Agents across the country are signaling a shift, as a greater supply of inventory comes onto the market. Many more home sellers are ready to unload.

“A month ago, I did not think so, but I checked [the data this week] and the inventory in Massachusetts is higher than the same time last year,” said Boston broker-owner Anthony Lamacchia. “That hasn’t happened in three or four years.”

On an extended road trip to talk to my customers over the last few months — Seattle, San Francisco, Los Angeles, Miami, San Diego, New York and Chicago — I was told over and over that an increased supply of homes is coming on the market, as sellers are finally getting off the proverbial fence.

But like predicting President Trump’s early morning tweets, it is unclear what’s next for the market if supply expands. A return to a normal market? A chill?

Buyers finally catch a break

Or will more transactions happen because a stream of qualified and ready buyers now have more choices? Nothing on the demand side has been sapped except the rising gap between wage growth and price increases, which could shrink with more supply and a growing economy as wages are pushed upwards.

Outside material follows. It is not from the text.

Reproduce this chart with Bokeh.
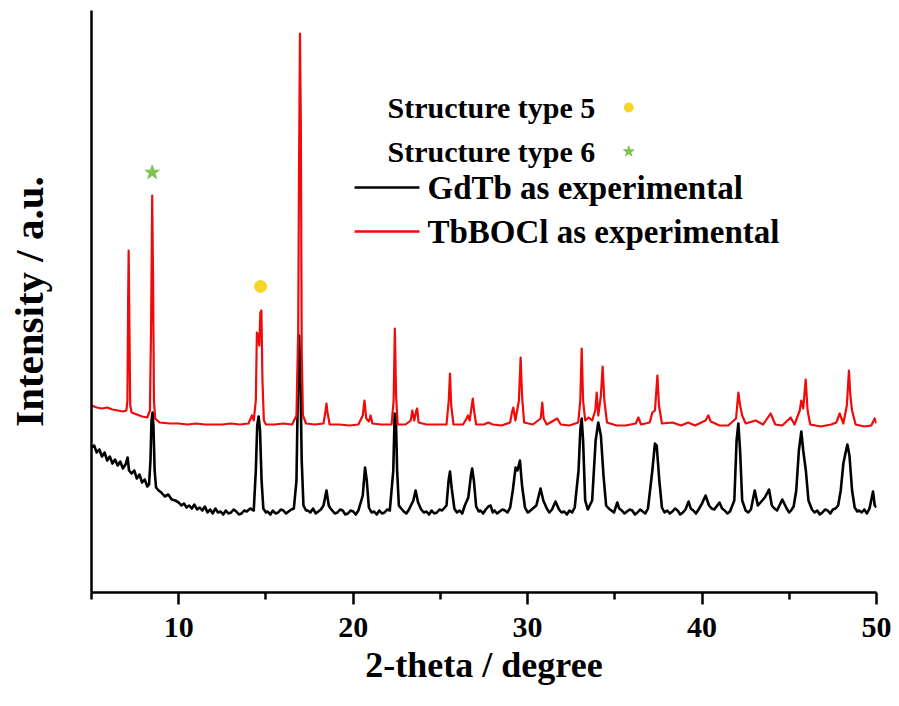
from bokeh.plotting import figure
from bokeh.models import FixedTicker, Range1d, Label
from bokeh.embed import file_html
from bokeh.resources import INLINE
from bokeh.core.properties import value

# ---------------- data ----------------
theta_tbbocl = [5.0, 5.3, 5.6, 5.9, 6.2, 6.5, 6.8, 7.0, 7.06, 7.10, 7.13, 7.17, 7.22, 7.3, 7.6, 7.9, 8.2,
                8.35, 8.42, 8.48, 8.53, 8.58, 8.65, 8.9, 9.5, 10.0, 10.5, 11.0, 11.5, 12.0, 12.5, 13.0,
                13.5, 14.0, 14.2, 14.3, 14.42, 14.48, 14.55, 14.62, 14.68, 14.74, 14.80, 14.88, 15.0,
                15.5, 16.0, 16.5, 16.75, 16.85, 16.90, 16.95, 17.0, 17.05, 17.12, 17.3, 17.8, 18.3,
                18.42, 18.47, 18.53, 18.65, 19.2, 19.8, 20.3, 20.55, 20.65, 20.75, 20.9, 21.0, 21.1,
                21.6, 22.2, 22.32, 22.39, 22.46, 22.55, 23.0, 23.3, 23.39, 23.5, 23.62, 23.67, 23.75,
                24.2, 24.8, 25.35, 25.48, 25.55, 25.62, 25.75, 26.3, 26.5, 26.58, 26.68, 26.8, 26.86,
                26.93, 27.05, 27.5, 27.75, 28.0, 28.5, 29.0, 29.1, 29.18, 29.3, 29.5, 29.6, 29.68, 29.8,
                30.3, 30.75, 30.84, 30.92, 31.1, 31.7, 31.9, 32.4, 32.9, 33.02, 33.1, 33.18, 33.3, 33.5,
                33.7, 33.88, 33.96, 34.05, 34.2, 34.3, 34.4, 34.55, 35.1, 35.6, 36.2, 36.35, 36.5, 37.0,
                37.15, 37.3, 37.44, 37.53, 37.7, 38.3, 38.8, 39.2, 39.6, 40.2, 40.36, 40.5, 41.0, 41.5,
                41.95, 42.08, 42.18, 42.3, 42.5, 43.07, 43.5, 43.93, 44.2, 44.6, 45.08, 45.3, 45.6,
                45.69, 45.8, 45.94, 46.05, 46.2, 46.8, 47.4, 47.7, 47.89, 48.1, 48.3, 48.42, 48.5, 48.6,
                48.8, 49.3, 49.7, 49.9, 50.0]
int_tbbocl = [187, 185, 184, 185, 183, 182, 181, 182, 192, 292, 342, 272, 187, 180, 178, 176, 175,
              182, 272, 397, 312, 192, 174, 170, 169, 169, 168, 169, 168, 168, 168, 169,
              168, 169, 177, 172, 192, 260, 257, 247, 280, 282, 212, 172, 168,
              168, 169, 168, 177, 262, 432, 559, 472, 242, 177, 169, 168, 169,
              182, 189, 180, 168, 168, 167, 168, 177, 192, 174, 171, 177, 169,
              168, 168, 192, 264, 197, 168, 168, 172, 182, 172, 182, 184, 170,
              168, 168, 168, 192, 219, 187, 168, 168, 174, 177, 172, 187, 194,
              182, 168, 168, 170, 168, 167, 170, 180, 185, 172, 192, 235, 197, 170,
              168, 174, 190, 174, 168, 174, 168, 167, 170, 192, 244, 192, 172, 175,
              172, 182, 200, 177, 197, 226, 192, 170, 167, 167, 169, 175, 168, 170,
              180, 182, 217, 187, 169, 170, 167, 170, 167, 172, 177, 171, 167, 167,
              174, 200, 187, 177, 169, 172, 168, 179, 168, 167, 175, 168, 182,
              192, 184, 213, 182, 168, 166, 168, 170, 179, 169, 187, 222, 197, 182,
              168, 166, 167, 174, 169]

theta_gdtb = [5.0, 5.15, 5.3, 5.45, 5.6, 5.75, 5.9, 6.05, 6.2, 6.35, 6.5, 6.65, 6.8, 6.95, 7.07, 7.15,
              7.3, 7.45, 7.6, 7.75, 7.9, 8.05, 8.2, 8.3, 8.38, 8.44, 8.5, 8.55, 8.62, 8.7, 8.85, 9.0,
              9.2, 9.4, 9.6, 9.8, 10.0, 10.15, 10.3, 10.45, 10.6, 10.75, 10.9, 11.05, 11.2, 11.35,
              11.5, 11.65, 11.8, 11.95, 12.1, 12.25, 12.4, 12.55, 12.7, 12.85, 13.0,
              13.15, 13.3, 13.45, 13.6, 13.75, 13.9, 14.1, 14.3, 14.42, 14.5, 14.58, 14.66, 14.75,
              14.85, 15.0, 15.1, 15.25, 15.4, 15.55,
              15.7, 15.85, 16.0, 16.15, 16.3, 16.45, 16.6, 16.75, 16.84, 16.9, 16.97, 17.05, 17.15,
              17.3, 17.4, 17.55, 17.7, 17.85, 18.0,
              18.15, 18.3, 18.47, 18.6, 18.7, 18.8, 18.95, 19.1, 19.25, 19.4, 19.55, 19.7, 19.85,
              20.0, 20.15, 20.3, 20.55, 20.68, 20.78, 20.9,
              21.05, 21.2, 21.35, 21.5, 21.65, 21.8, 21.95, 22.1, 22.3, 22.38, 22.45, 22.52, 22.62,
              22.75, 22.9, 23.05, 23.2, 23.45, 23.58,
              23.72, 23.9, 24.05, 24.2, 24.35, 24.5, 24.65, 24.8, 24.95, 25.1, 25.35, 25.47, 25.55,
              25.65, 25.8, 25.95, 26.1, 26.25, 26.4,
              26.6, 26.75, 26.82, 26.92, 27.05, 27.2, 27.3, 27.45, 27.6, 27.75, 27.88, 28.0, 28.1,
              28.25, 28.4, 28.55, 28.7, 28.85, 29.0, 29.15,
              29.31, 29.42, 29.56, 29.68, 29.85, 30.0, 30.1, 30.3, 30.5, 30.74, 30.9, 31.1, 31.25,
              31.4, 31.6, 31.8, 31.95,
              32.1, 32.25, 32.4, 32.55, 32.7, 32.92, 33.02, 33.1, 33.18, 33.3, 33.45, 33.7, 33.9,
              34.05, 34.2,
              34.35, 34.5, 34.65, 34.8, 34.95, 35.14, 35.25, 35.4, 35.55, 35.7, 35.85, 36.0, 36.15,
              36.3, 36.45, 36.6, 36.75, 36.9, 37.15, 37.3, 37.4,
              37.55, 37.7, 37.85, 38.0, 38.15, 38.3, 38.45, 38.6, 38.75, 38.9, 39.05, 39.23, 39.35,
              39.5, 39.65, 39.8, 40.0, 40.2, 40.4, 40.55, 40.7, 41.0,
              41.15, 41.3, 41.45, 41.6, 41.85, 41.98, 42.08, 42.18, 42.3, 42.5, 42.65, 42.8, 43.02,
              43.2, 43.45, 43.6,
              43.84, 44.0, 44.15, 44.3, 44.6, 44.85, 45.0, 45.1, 45.25, 45.4, 45.55, 45.69, 45.8,
              45.95, 46.1, 46.3,
              46.45, 46.6, 46.75, 46.9, 47.05, 47.2, 47.35, 47.5, 47.65, 47.8, 47.95, 48.1, 48.23,
              48.33, 48.45, 48.6, 48.75, 48.9, 49.0,
              49.15, 49.3, 49.45, 49.6, 49.8, 49.9, 50.0]
int_gdtb = [145, 147, 140, 143, 136, 140, 132, 136, 129, 133, 127, 131, 124, 128, 135, 122,
            119, 122, 114, 118, 110, 113, 106, 108, 132, 172, 180, 167, 122, 105, 102, 100,
            96, 98, 93, 92, 90, 87, 89, 85, 87, 84, 88, 83, 85, 82,
            86, 80, 83, 79, 84, 80, 81, 78, 82, 79, 80,
            83, 81, 78, 79, 82, 81, 84, 82, 122, 167, 176, 162, 112,
            84, 80, 81, 78, 82, 79,
            80, 83, 82, 79, 81, 83, 84, 112, 212, 257, 222, 132, 87,
            82, 82, 80, 84, 79, 81,
            83, 87, 102, 87, 84, 82, 79, 80, 83, 82, 78, 79, 82,
            81, 78, 82, 97, 125, 112, 85,
            80, 81, 78, 82, 79, 80, 83, 82, 122, 179, 174, 122, 87,
            84, 81, 79, 83, 92, 102,
            90, 83, 80, 81, 78, 82, 79, 80, 83, 82, 87, 112, 121,
            104, 84, 80, 82, 79, 87,
            95, 117, 124, 112, 86, 81, 82, 79, 83, 86, 87, 80, 82,
            79, 81, 83, 82, 80, 85, 102,
            125, 122, 132, 107, 85, 80, 81, 84, 87, 104, 92, 84, 80,
            83, 91, 83, 80,
            81, 78, 82, 80, 85, 122, 162, 174, 152, 92, 83, 92, 152,
            170, 157,
            117, 87, 84, 82, 80, 90, 84, 82, 79, 81, 83, 82, 78,
            80, 83, 81, 79, 84, 122, 149, 147,
            112, 85, 80, 82, 79, 81, 84, 82, 78, 80, 83, 91, 84,
            82, 79, 83, 89, 97, 87, 84, 83, 90,
            84, 82, 79, 81, 92, 152, 169, 142, 92, 82, 80, 83, 102,
            87, 92, 95,
            103, 87, 84, 82, 93, 84, 80, 82, 86, 102, 142, 161, 142,
            122, 92, 83,
            80, 82, 78, 80, 83, 82, 79, 83, 84, 87, 102, 129, 140,
            148, 137, 102, 85, 81, 82,
            80, 83, 79, 84, 101, 87, 85]

# phase markers (position of the symbol above the peak)
type5_theta = [14.69]
type5_int = [306]
type6_theta = [8.48]
type6_int = [420]

x_ticks = [10, 20, 30, 40, 50]
x_minor_ticks = [5, 15, 25, 35, 45]

series_names = ["GdTb as experimental", "TbBOCl as experimental"]
marker_names = ["Structure type 5", "Structure type 6"]

# ---------------- styling ----------------
FONT = "Liberation Serif"
RED = "#f00a0a"
BLACK = "#000000"
YELLOW = "#f7d526"
GREEN = "#7cc44c"

p = figure(frame_width=785, frame_height=582,
           x_range=Range1d(5, 50), y_range=Range1d(0, 582),
           output_backend="svg", toolbar_location=None,
           min_border_left=91, min_border_right=23, min_border_top=10, min_border_bottom=114)
p.outline_line_color = None
p.xgrid.visible = False
p.ygrid.visible = False
p.background_fill_color = "white"
p.border_fill_color = "white"

# curves
p.line(theta_gdtb, int_gdtb, color=BLACK, line_width=2.6, line_join="round")
p.line(theta_tbbocl, int_tbbocl, color=RED, line_width=2.2, line_join="round")

# phase markers
p.scatter(type5_theta, type5_int, marker="circle", size=12, color=YELLOW)
p.scatter(type6_theta, type6_int, marker="star", size=15, color=GREEN)

# x axis
xa = p.xaxis[0]
xa.ticker = FixedTicker(ticks=x_ticks, minor_ticks=x_minor_ticks)
xa.axis_line_width = 2.5
xa.major_tick_line_width = 2.5
xa.minor_tick_line_width = 2.5
xa.major_tick_in = 0
xa.major_tick_out = 12
xa.minor_tick_in = 0
xa.minor_tick_out = 7
xa.major_label_text_font = FONT
xa.major_label_text_font_style = "bold"
xa.major_label_text_font_size = "30px"
xa.major_label_text_color = "black"
xa.major_label_standoff = 13
xa.axis_label = "2-theta / degree"
xa.axis_label_text_font = FONT
xa.axis_label_text_font_style = "bold"
xa.axis_label_text_font_size = "36px"
xa.axis_label_text_color = "black"
xa.axis_label_standoff = 5

# y axis
ya = p.yaxis[0]
ya.ticker = FixedTicker(ticks=[])
ya.axis_line_width = 2.5
ya.major_tick_out = 0
ya.major_tick_in = 0
ya.minor_tick_out = 0
ya.minor_tick_in = 0
ya.major_label_standoff = 0
ya.axis_label = "Intensity / a.u."
ya.axis_label_text_font = FONT
ya.axis_label_text_font_style = "bold"
ya.axis_label_text_font_size = "41px"
ya.axis_label_text_color = "black"
ya.axis_label_standoff = 40

# legend (drawn by hand: text then symbol for the phase markers)
leg_text_x = 21.97
leg_marker_x = 35.8
leg_line_x0, leg_line_x1 = 20.08, 23.8
leg_series_text_x = 24.26
leg_rows = [485, 441, 405, 361]

for name, row in zip(marker_names, leg_rows[:2]):
    p.add_layout(Label(x=leg_text_x, y=row, text=name, text_font=FONT, text_font_style="bold",
                       text_font_size="30px", text_baseline="middle", text_align="left",
                       text_color="black"))
p.scatter([leg_marker_x], [leg_rows[0]], marker="circle", size=9, color=YELLOW)
p.scatter([leg_marker_x], [leg_rows[1]], marker="star", size=11, color=GREEN)

for name, row, col in zip(series_names, leg_rows[2:], [BLACK, RED]):
    p.segment(x0=[leg_line_x0], y0=[row], x1=[leg_line_x1], y1=[row], line_color=col, line_width=2.5)
    p.add_layout(Label(x=leg_series_text_x, y=row, text=name, text_font=FONT, text_font_style="bold",
                       text_font_size="33px", text_baseline="middle", text_align="left",
                       text_color="black"))

open("out.html", "w").write(file_html(p, INLINE))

Consider the current “bubble” is one of home prices and limited to certain markets. This is not a problem of too much leverage, sloppy lending or too many flimsy transactions. So a correction will do very little harm, except to some fat and happy homeowners giving up a slice of their equity.

And so it should translate into happy news for buyers.

Southern California agent Jackie Soto says buyers have more options and leverage to get more concessions.  “We have more inventory and a higher number of days on the market when the home is not priced aggressively,” she says.

Suddenly, some agents are fretting about TOM (time on the market), as homes do not sell as fast as they have over the past few years.

Are we moving from a sellers to a buyers market? Let’s not get ahead of ourselves.

Looser than it was, but still tight

“For the first time in over two years, price growth in the greater Seattle area last month was not in the double digits,” said Shelley Falk Rossi of Windermere Real Estate. “Instead of 10 offers, there are maybe three. We have barely over a month’s worth of inventory — yes that’s up from a year ago but still ridiculously low.”

Minnesota Realtor and Inman contributor Teresa Boardman sees a shift ahead.

“[We have] more inventory, but if there were twice as many houses on the market, we would still be pretty tight,” Boardman says. “On average, sellers are still getting over 100 percent of their asking price, [but] my gut is telling me there is a change in the wind, something feels different.”

Denver agent Scott Nordby said in this once super-tight market that the number of active listings has mushroomed to 7,000. But in order for the market to be balanced, he said that 27,000 homes should be on the market.

Nordby sees a glut of homes in the $500,000 to $700,000 range and a small decrease in prices with builders suddenly offering incentives, something they have not done for years in Colorado.

Softening prices?

Minnesota Re/Max agent Brandon Doyle said, “Price reductions are a thing again. Not every home is attracting multiple offers, and it’s become a lot more important to do appropriate preparation, proper pricing and professional photography.”

Plus, he says, “Buyers are starting to refuse to pay the high prices some sellers have been asking.”

Los Angeles Sotheby’s executive Michael Williamson said, “We have newer agents who have never had to do price reductions, they have no clue how to go about it and how to communicate that situation to sellers.”

And market changes are relative.

Washington state agent Rich Jacobson sums up the trend: “Most definitely, we are experiencing a slowdown overall. Some price points are still brisk, but a shift is underway.”

Now, the industry must dust off some tried and tested strategies to prepare for a new market.